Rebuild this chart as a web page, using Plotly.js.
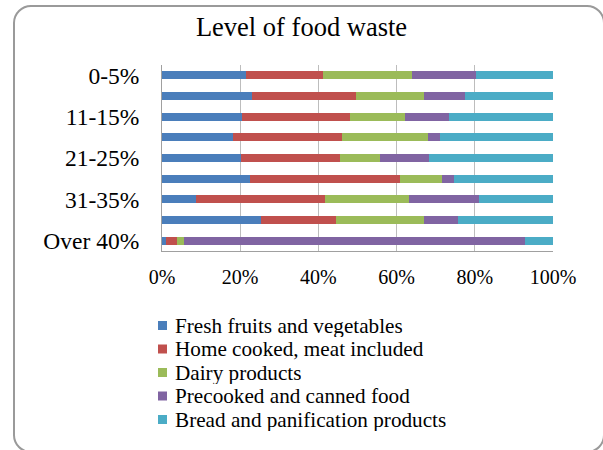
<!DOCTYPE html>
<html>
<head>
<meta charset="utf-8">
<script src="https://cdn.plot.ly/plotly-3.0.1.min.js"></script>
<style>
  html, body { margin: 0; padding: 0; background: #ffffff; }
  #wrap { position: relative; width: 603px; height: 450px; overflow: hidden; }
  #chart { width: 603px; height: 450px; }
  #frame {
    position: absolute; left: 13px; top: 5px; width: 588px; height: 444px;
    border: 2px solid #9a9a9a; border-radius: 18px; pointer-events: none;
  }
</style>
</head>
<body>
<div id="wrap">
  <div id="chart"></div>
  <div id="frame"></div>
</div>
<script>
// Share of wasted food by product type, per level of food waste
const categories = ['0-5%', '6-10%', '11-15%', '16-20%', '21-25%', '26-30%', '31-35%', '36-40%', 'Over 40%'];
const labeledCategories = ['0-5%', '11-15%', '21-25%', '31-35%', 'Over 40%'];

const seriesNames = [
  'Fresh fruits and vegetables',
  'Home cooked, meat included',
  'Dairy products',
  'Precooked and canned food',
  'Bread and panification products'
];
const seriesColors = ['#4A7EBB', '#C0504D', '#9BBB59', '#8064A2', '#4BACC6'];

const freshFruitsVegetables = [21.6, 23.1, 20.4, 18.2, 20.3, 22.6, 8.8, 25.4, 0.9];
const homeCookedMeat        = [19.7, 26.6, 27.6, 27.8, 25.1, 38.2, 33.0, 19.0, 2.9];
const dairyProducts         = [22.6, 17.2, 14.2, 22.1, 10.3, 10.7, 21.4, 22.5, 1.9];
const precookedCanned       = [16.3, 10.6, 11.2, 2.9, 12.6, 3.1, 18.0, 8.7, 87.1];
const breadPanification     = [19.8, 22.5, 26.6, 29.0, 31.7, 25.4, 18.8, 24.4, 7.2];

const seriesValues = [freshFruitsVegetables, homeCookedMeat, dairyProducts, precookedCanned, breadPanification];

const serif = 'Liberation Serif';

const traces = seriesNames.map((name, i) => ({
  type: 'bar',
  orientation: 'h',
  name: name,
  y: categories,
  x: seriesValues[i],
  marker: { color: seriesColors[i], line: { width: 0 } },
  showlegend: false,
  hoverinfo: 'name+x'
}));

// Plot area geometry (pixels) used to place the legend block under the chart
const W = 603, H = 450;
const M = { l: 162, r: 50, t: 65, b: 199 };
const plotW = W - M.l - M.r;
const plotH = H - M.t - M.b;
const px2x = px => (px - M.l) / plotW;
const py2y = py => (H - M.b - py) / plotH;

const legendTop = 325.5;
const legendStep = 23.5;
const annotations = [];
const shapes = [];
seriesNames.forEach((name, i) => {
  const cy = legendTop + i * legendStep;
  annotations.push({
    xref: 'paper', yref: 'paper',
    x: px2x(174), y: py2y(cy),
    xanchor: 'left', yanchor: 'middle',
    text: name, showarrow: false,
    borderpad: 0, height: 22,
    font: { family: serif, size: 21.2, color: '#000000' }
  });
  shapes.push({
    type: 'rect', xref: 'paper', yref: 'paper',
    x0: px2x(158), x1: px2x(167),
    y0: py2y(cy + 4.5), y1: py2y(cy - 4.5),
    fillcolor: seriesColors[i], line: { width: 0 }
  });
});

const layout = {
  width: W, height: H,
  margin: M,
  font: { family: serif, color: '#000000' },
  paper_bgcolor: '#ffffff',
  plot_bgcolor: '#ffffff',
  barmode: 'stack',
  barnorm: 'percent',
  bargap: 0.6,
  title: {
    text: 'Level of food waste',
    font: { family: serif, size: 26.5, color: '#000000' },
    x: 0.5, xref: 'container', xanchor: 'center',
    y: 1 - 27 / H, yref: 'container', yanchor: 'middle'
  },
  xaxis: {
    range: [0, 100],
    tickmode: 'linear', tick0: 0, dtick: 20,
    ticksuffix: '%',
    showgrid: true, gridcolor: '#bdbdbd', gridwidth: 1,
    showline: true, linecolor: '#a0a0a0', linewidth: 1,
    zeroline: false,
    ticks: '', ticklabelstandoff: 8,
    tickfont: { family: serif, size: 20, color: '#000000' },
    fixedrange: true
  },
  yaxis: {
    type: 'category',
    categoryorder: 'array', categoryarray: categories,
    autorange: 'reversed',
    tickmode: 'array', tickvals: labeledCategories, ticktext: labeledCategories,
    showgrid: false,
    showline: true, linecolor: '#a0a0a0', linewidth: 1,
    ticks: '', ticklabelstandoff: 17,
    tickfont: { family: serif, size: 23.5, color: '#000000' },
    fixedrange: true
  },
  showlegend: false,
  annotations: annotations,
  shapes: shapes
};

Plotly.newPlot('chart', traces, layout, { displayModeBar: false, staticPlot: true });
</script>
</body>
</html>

--*--

_Aim of the task:_ Give an exact reproduction of every line, leaving out any picture.

_Finished exercise:_
Rebuild this chart as a web page, using Plotly.js.
<!DOCTYPE html>
<html>
<head>
<meta charset="utf-8">
<script src="https://cdn.plot.ly/plotly-3.0.1.min.js"></script>
<style>
  html, body { margin: 0; padding: 0; background: #ffffff; }
  #wrap { position: relative; width: 603px; height: 450px; overflow: hidden; }
  #chart { width: 603px; height: 450px; }
  #frame {
    position: absolute; left: 13px; top: 5px; width: 588px; height: 444px;
    border: 2px solid #9a9a9a; border-radius: 18px; pointer-events: none;
  }
</style>
</head>
<body>
<div id="wrap">
  <div id="chart"></div>
  <div id="frame"></div>
</div>
<script>
// Share of wasted food by product type, per level of food waste
const categories = ['0-5%', '6-10%', '11-15%', '16-20%', '21-25%', '26-30%', '31-35%', '36-40%', 'Over 40%'];
const labeledCategories = ['0-5%', '11-15%', '21-25%', '31-35%', 'Over 40%'];

const seriesNames = [
  'Fresh fruits and vegetables',
  'Home cooked, meat included',
  'Dairy products',
  'Precooked and canned food',
  'Bread and panification products'
];
const seriesColors = ['#4A7EBB', '#C0504D', '#9BBB59', '#8064A2', '#4BACC6'];

const freshFruitsVegetables = [21.6, 23.1, 20.4, 18.2, 20.3, 22.6, 8.8, 25.4, 0.9];
const homeCookedMeat        = [19.7, 26.6, 27.6, 27.8, 25.1, 38.2, 33.0, 19.0, 2.9];
const dairyProducts         = [22.6, 17.2, 14.2, 22.1, 10.3, 10.7, 21.4, 22.5, 1.9];
const precookedCanned       = [16.3, 10.6, 11.2, 2.9, 12.6, 3.1, 18.0, 8.7, 87.1];
const breadPanification     = [19.8, 22.5, 26.6, 29.0, 31.7, 25.4, 18.8, 24.4, 7.2];

const seriesValues = [freshFruitsVegetables, homeCookedMeat, dairyProducts, precookedCanned, breadPanification];

const serif = 'Liberation Serif';

const traces = seriesNames.map((name, i) => ({
  type: 'bar',
  orientation: 'h',
  name: name,
  y: categories,
  x: seriesValues[i],
  marker: { color: seriesColors[i], line: { width: 0 } },
  showlegend: false,
  hoverinfo: 'name+x'
}));

// Plot area geometry (pixels) used to place the legend block under the chart
const W = 603, H = 450;
const M = { l: 162, r: 50, t: 65, b: 199 };
const plotW = W - M.l - M.r;
const plotH = H - M.t - M.b;
const px2x = px => (px - M.l) / plotW;
const py2y = py => (H - M.b - py) / plotH;

const legendTop = 325.5;
const legendStep = 23.5;
const annotations = [];
const shapes = [];
seriesNames.forEach((name, i) => {
  const cy = legendTop + i * legendStep;
  annotations.push({
    xref: 'paper', yref: 'paper',
    x: px2x(174), y: py2y(cy),
    xanchor: 'left', yanchor: 'middle',
    text: name, showarrow: false,
    borderpad: 0, height: 22,
    font: { family: serif, size: 21.2, color: '#000000' }
  });
  shapes.push({
    type: 'rect', xref: 'paper', yref: 'paper',
    x0: px2x(158), x1: px2x(167),
    y0: py2y(cy + 4.5), y1: py2y(cy - 4.5),
    fillcolor: seriesColors[i], line: { width: 0 }
  });
});

const layout = {
  width: W, height: H,
  margin: M,
  font: { family: serif, color: '#000000' },
  paper_bgcolor: '#ffffff',
  plot_bgcolor: '#ffffff',
  barmode: 'stack',
  barnorm: 'percent',
  bargap: 0.6,
  title: {
    text: 'Level of food waste',
    font: { family: serif, size: 26.5, color: '#000000' },
    x: 0.5, xref: 'container', xanchor: 'center',
    y: 1 - 27 / H, yref: 'container', yanchor: 'middle'
  },
  xaxis: {
    range: [0, 100],
    tickmode: 'linear', tick0: 0, dtick: 20,
    ticksuffix: '%',
    showgrid: true, gridcolor: '#bdbdbd', gridwidth: 1,
    showline: true, linecolor: '#a0a0a0', linewidth: 1,
    zeroline: false,
    ticks: '', ticklabelstandoff: 8,
    tickfont: { family: serif, size: 20, color: '#000000' },
    fixedrange: true
  },
  yaxis: {
    type: 'category',
    categoryorder: 'array', categoryarray: categories,
    autorange: 'reversed',
    tickmode: 'array', tickvals: labeledCategories, ticktext: labeledCategories,
    showgrid: false,
    showline: true, linecolor: '#a0a0a0', linewidth: 1,
    ticks: '', ticklabelstandoff: 17,
    tickfont: { family: serif, size: 23.5, color: '#000000' },
    fixedrange: true
  },
  showlegend: false,
  annotations: annotations,
  shapes: shapes
};

Plotly.newPlot('chart', traces, layout, { displayModeBar: false, staticPlot: true });
</script>
</body>
</html>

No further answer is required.